**EXTRACTED ENTRIES**.
··········

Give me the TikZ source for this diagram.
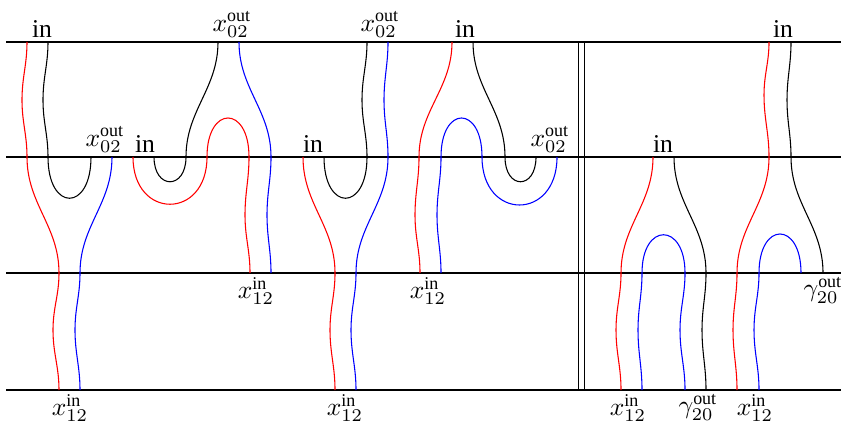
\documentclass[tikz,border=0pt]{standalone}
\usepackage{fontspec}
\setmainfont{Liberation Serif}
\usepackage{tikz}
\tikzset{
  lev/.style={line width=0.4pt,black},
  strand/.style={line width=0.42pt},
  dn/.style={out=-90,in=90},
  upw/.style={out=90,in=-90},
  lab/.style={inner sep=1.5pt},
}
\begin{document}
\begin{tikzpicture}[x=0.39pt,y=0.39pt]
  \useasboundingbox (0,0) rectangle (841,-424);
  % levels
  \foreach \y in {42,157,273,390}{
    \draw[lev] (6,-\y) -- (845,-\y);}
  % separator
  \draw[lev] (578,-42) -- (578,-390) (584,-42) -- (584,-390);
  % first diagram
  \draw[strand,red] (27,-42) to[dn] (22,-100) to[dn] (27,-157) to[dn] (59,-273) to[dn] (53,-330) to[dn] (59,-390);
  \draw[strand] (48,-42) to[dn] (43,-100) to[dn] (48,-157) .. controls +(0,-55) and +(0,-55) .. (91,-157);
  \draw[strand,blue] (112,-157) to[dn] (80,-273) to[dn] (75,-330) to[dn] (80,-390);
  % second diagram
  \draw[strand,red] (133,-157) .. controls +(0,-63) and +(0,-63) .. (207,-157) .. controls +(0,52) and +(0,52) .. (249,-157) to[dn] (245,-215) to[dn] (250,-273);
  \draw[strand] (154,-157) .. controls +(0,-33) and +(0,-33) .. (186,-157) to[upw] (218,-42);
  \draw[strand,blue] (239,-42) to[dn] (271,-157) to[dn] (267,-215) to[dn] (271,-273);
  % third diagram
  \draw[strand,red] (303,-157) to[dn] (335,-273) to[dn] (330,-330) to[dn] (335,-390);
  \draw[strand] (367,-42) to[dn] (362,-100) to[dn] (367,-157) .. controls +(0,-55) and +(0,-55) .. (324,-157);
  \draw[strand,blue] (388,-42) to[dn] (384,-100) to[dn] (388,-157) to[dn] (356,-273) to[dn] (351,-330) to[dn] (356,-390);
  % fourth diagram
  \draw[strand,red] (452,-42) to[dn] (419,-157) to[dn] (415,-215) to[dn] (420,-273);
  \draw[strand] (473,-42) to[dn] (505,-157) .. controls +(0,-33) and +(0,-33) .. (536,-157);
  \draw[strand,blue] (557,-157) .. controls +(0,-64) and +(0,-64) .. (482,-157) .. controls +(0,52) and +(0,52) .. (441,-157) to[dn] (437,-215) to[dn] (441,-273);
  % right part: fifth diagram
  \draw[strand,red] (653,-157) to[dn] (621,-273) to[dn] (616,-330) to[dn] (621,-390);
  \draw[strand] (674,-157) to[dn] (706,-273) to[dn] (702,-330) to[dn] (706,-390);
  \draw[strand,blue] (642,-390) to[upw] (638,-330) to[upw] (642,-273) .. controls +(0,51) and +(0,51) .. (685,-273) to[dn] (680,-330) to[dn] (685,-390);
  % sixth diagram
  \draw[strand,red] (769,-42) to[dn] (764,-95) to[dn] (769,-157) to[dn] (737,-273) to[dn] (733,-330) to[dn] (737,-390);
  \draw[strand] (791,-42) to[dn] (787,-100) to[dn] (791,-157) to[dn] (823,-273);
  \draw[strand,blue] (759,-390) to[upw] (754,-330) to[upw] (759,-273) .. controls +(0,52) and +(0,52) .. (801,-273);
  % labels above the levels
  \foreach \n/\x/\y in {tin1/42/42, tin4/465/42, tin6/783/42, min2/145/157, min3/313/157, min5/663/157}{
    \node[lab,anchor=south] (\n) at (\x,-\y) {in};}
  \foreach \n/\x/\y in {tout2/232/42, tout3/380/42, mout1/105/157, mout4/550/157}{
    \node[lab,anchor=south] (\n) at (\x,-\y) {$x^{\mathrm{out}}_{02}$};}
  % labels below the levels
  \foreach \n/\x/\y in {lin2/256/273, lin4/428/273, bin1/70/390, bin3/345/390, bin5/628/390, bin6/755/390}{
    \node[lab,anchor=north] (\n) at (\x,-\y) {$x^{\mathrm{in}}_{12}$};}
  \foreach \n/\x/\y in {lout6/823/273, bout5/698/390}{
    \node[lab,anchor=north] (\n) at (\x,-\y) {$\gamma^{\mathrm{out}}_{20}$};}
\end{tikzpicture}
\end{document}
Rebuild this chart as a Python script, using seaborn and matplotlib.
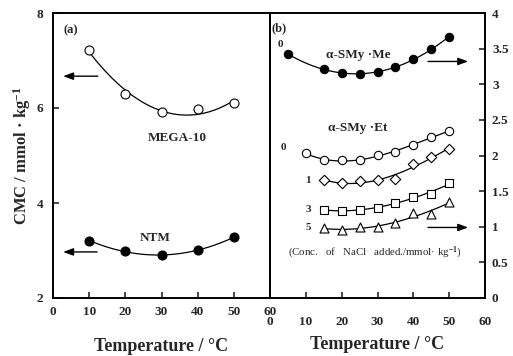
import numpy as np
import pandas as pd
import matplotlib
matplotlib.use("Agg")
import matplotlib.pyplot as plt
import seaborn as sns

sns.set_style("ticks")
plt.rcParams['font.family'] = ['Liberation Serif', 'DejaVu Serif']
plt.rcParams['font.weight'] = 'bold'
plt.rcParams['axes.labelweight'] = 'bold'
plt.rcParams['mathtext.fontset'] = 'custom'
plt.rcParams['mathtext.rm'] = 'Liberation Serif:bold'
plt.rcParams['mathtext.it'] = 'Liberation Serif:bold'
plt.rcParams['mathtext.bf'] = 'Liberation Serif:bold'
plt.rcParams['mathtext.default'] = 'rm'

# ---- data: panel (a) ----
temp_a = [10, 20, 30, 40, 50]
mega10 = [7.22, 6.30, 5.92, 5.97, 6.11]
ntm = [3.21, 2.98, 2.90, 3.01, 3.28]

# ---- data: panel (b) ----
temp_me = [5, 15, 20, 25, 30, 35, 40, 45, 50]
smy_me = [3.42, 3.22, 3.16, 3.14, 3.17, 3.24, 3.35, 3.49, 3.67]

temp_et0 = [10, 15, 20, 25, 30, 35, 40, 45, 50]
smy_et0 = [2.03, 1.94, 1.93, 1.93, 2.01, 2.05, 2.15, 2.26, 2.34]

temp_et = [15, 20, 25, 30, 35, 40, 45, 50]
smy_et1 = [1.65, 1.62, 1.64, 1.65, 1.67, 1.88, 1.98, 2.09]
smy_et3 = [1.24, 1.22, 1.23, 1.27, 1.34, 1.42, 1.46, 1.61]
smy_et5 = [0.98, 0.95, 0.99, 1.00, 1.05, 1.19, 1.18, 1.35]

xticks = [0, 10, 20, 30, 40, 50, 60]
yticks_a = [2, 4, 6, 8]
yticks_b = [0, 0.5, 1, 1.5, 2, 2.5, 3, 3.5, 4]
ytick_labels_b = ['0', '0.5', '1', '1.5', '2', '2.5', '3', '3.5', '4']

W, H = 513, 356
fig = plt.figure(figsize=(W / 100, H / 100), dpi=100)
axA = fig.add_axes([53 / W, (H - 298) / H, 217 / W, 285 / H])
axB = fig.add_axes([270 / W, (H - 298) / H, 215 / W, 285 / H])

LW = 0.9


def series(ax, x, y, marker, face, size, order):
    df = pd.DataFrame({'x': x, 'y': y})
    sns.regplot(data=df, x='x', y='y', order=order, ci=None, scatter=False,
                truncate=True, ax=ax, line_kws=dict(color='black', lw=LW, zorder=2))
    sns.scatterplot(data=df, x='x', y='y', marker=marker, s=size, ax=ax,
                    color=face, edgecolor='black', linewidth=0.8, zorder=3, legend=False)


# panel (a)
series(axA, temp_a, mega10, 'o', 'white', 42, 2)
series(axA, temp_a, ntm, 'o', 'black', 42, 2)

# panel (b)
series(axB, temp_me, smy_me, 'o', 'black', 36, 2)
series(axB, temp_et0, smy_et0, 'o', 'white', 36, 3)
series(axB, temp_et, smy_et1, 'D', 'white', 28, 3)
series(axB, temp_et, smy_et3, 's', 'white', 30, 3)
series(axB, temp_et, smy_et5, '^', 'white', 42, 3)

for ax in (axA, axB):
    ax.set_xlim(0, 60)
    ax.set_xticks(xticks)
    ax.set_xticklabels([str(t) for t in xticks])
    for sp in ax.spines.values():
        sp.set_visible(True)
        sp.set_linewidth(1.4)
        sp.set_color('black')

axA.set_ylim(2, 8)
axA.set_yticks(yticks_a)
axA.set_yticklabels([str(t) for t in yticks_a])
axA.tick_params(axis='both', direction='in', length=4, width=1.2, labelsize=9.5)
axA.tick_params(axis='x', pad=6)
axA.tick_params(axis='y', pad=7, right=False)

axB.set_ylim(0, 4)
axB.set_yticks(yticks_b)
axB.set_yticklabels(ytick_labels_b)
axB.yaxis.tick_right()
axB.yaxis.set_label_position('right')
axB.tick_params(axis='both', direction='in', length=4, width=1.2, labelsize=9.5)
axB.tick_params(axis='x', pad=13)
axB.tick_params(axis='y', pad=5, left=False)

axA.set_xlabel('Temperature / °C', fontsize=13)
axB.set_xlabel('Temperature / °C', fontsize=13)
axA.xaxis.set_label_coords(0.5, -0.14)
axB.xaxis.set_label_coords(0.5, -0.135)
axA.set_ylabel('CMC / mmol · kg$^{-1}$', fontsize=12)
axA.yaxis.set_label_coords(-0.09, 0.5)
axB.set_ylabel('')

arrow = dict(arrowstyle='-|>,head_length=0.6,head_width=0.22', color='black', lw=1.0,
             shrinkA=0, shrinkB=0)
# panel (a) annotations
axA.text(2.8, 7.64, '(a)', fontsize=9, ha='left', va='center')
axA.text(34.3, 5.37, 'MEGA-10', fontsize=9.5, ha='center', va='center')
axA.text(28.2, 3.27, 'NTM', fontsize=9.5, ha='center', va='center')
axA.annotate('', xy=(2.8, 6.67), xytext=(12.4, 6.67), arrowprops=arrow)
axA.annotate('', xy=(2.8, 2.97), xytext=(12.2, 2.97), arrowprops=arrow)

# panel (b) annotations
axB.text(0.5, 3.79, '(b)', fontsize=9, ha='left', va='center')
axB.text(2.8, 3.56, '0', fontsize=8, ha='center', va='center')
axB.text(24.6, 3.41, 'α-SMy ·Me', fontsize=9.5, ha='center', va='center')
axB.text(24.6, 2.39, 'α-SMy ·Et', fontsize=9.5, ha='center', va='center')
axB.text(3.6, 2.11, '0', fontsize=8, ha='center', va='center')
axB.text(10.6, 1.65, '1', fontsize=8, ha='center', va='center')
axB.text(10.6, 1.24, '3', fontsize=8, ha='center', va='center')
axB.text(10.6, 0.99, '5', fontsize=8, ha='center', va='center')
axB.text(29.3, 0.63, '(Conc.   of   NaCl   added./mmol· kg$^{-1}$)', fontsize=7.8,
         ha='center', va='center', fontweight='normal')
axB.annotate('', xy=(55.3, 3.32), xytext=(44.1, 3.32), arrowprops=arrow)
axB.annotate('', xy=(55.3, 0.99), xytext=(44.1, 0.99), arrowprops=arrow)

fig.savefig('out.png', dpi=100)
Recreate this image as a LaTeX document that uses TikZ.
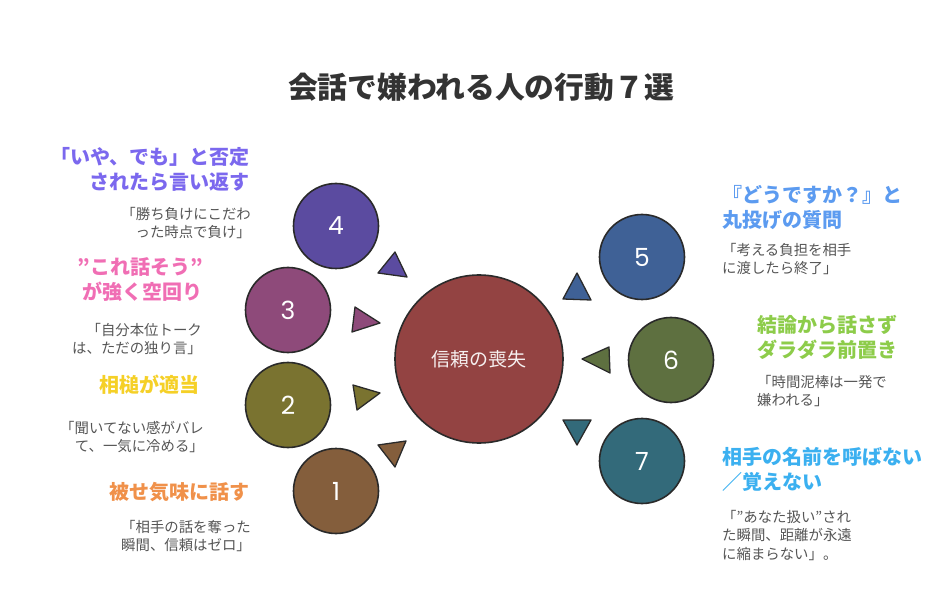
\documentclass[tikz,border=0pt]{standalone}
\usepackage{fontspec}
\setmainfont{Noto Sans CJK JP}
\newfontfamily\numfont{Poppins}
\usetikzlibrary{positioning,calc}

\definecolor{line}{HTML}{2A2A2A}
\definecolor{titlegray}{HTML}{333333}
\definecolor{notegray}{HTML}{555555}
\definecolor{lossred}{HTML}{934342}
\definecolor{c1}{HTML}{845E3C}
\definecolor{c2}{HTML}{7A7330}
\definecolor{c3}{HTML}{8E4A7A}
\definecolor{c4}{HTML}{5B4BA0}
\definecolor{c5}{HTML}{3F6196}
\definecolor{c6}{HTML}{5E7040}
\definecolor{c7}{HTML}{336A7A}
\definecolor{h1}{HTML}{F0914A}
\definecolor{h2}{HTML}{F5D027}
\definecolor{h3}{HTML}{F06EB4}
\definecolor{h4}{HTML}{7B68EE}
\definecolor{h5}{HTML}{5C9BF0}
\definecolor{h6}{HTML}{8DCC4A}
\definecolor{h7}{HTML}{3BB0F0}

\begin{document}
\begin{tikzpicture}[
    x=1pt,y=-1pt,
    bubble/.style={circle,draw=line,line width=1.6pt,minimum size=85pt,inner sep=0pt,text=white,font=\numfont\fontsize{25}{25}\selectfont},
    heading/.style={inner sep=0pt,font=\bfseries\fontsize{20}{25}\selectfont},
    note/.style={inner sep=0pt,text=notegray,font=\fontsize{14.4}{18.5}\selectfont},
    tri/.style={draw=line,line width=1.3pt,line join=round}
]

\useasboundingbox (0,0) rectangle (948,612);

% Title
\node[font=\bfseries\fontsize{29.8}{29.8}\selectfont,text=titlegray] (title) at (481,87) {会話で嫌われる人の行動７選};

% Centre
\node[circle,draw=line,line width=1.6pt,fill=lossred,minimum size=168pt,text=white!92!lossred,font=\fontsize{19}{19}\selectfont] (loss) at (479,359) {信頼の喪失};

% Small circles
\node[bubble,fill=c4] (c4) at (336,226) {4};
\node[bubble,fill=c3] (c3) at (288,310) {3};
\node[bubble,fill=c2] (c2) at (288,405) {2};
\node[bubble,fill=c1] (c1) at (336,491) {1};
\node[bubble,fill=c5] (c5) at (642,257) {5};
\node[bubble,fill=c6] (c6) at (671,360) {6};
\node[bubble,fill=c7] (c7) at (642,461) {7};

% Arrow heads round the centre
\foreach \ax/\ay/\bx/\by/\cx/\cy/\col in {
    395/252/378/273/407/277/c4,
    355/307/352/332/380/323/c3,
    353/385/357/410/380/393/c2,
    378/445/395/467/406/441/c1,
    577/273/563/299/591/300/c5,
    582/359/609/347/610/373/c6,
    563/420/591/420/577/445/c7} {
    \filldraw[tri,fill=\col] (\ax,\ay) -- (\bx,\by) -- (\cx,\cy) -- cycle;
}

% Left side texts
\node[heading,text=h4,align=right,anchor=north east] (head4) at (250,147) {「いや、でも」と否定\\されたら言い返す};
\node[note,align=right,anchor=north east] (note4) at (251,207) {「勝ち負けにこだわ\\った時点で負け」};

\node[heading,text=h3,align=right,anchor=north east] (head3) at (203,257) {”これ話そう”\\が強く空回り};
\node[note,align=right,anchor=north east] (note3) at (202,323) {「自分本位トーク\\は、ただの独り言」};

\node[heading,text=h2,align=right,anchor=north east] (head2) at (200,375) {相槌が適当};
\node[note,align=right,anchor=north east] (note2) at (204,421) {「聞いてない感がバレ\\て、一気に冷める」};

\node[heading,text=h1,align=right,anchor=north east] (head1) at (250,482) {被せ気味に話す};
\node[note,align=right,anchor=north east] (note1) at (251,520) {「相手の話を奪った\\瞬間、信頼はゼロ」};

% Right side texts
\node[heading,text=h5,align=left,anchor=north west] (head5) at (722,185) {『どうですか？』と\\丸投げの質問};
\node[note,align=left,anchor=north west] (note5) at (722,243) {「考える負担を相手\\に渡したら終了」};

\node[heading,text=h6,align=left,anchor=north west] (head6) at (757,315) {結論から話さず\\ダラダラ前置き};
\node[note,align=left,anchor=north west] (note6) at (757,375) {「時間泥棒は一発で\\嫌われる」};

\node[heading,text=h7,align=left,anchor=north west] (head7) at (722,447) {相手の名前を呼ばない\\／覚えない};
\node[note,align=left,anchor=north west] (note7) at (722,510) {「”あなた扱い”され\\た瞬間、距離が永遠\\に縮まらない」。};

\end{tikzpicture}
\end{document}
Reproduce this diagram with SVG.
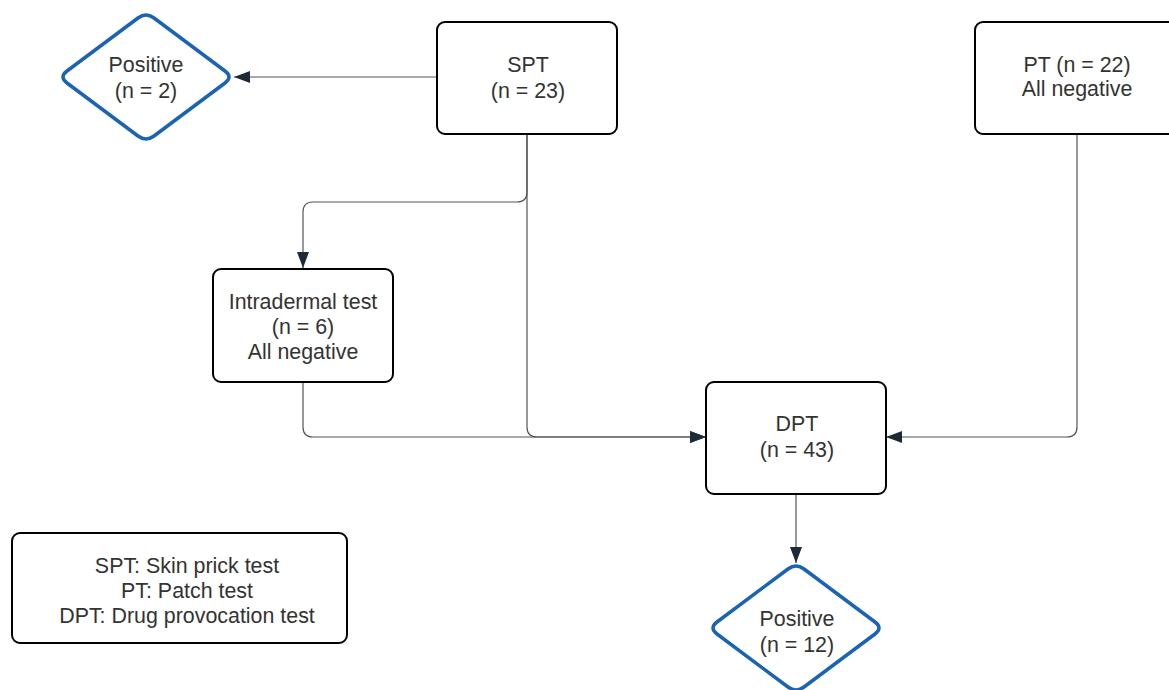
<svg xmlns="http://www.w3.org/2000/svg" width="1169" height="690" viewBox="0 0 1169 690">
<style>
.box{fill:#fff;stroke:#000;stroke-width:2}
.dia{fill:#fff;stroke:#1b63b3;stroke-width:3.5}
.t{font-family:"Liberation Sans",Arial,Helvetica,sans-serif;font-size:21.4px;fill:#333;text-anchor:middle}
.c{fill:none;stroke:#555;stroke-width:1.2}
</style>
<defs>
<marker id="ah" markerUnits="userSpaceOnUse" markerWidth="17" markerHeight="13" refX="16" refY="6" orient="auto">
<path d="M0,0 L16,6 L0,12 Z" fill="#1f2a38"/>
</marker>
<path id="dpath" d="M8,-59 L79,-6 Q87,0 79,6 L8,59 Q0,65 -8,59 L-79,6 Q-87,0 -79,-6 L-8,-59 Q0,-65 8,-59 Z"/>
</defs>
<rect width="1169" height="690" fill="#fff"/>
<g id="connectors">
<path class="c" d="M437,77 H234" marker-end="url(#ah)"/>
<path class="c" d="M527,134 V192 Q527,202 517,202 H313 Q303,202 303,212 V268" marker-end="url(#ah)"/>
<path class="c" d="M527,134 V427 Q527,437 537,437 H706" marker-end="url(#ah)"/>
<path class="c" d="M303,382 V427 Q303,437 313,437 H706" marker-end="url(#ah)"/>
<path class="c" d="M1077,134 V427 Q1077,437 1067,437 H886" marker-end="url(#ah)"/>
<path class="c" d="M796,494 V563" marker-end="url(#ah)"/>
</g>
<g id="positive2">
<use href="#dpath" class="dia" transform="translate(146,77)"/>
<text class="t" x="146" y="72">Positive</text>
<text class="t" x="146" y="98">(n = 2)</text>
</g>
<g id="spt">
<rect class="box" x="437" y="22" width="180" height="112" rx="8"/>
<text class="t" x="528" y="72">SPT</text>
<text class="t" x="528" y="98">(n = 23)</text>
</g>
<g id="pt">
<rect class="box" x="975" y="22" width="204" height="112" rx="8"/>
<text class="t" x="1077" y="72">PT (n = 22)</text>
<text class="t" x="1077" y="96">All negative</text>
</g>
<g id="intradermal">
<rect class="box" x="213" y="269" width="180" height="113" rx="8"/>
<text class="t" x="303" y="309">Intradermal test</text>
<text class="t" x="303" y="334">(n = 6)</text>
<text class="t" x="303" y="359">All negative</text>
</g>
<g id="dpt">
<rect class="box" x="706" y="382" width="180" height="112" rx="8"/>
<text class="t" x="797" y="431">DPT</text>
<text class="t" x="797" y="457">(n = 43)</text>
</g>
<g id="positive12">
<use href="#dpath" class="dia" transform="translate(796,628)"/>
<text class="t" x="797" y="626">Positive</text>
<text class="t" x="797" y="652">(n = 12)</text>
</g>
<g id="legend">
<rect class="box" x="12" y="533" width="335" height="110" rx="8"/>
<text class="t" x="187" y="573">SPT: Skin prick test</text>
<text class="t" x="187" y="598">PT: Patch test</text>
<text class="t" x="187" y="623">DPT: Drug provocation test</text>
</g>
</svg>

··········

**WHAT NEEDS TO BE DONE**. From the material above, reproduce only what runs from the line holding "Rebuild this chart" down to the line holding "smy_et5 = [0.98, 0.95, 0.99, 1.00, 1.05, 1.19, 1.18, 1.35]", both included, pictures excluded.

**RESPONSE TO THE TASK**.
Rebuild this chart as a Python script, using seaborn and matplotlib.
import numpy as np
import pandas as pd
import matplotlib
matplotlib.use("Agg")
import matplotlib.pyplot as plt
import seaborn as sns

sns.set_style("ticks")
plt.rcParams['font.family'] = ['Liberation Serif', 'DejaVu Serif']
plt.rcParams['font.weight'] = 'bold'
plt.rcParams['axes.labelweight'] = 'bold'
plt.rcParams['mathtext.fontset'] = 'custom'
plt.rcParams['mathtext.rm'] = 'Liberation Serif:bold'
plt.rcParams['mathtext.it'] = 'Liberation Serif:bold'
plt.rcParams['mathtext.bf'] = 'Liberation Serif:bold'
plt.rcParams['mathtext.default'] = 'rm'

# ---- data: panel (a) ----
temp_a = [10, 20, 30, 40, 50]
mega10 = [7.22, 6.30, 5.92, 5.97, 6.11]
ntm = [3.21, 2.98, 2.90, 3.01, 3.28]

# ---- data: panel (b) ----
temp_me = [5, 15, 20, 25, 30, 35, 40, 45, 50]
smy_me = [3.42, 3.22, 3.16, 3.14, 3.17, 3.24, 3.35, 3.49, 3.67]

temp_et0 = [10, 15, 20, 25, 30, 35, 40, 45, 50]
smy_et0 = [2.03, 1.94, 1.93, 1.93, 2.01, 2.05, 2.15, 2.26, 2.34]

temp_et = [15, 20, 25, 30, 35, 40, 45, 50]
smy_et1 = [1.65, 1.62, 1.64, 1.65, 1.67, 1.88, 1.98, 2.09]
smy_et3 = [1.24, 1.22, 1.23, 1.27, 1.34, 1.42, 1.46, 1.61]
smy_et5 = [0.98, 0.95, 0.99, 1.00, 1.05, 1.19, 1.18, 1.35]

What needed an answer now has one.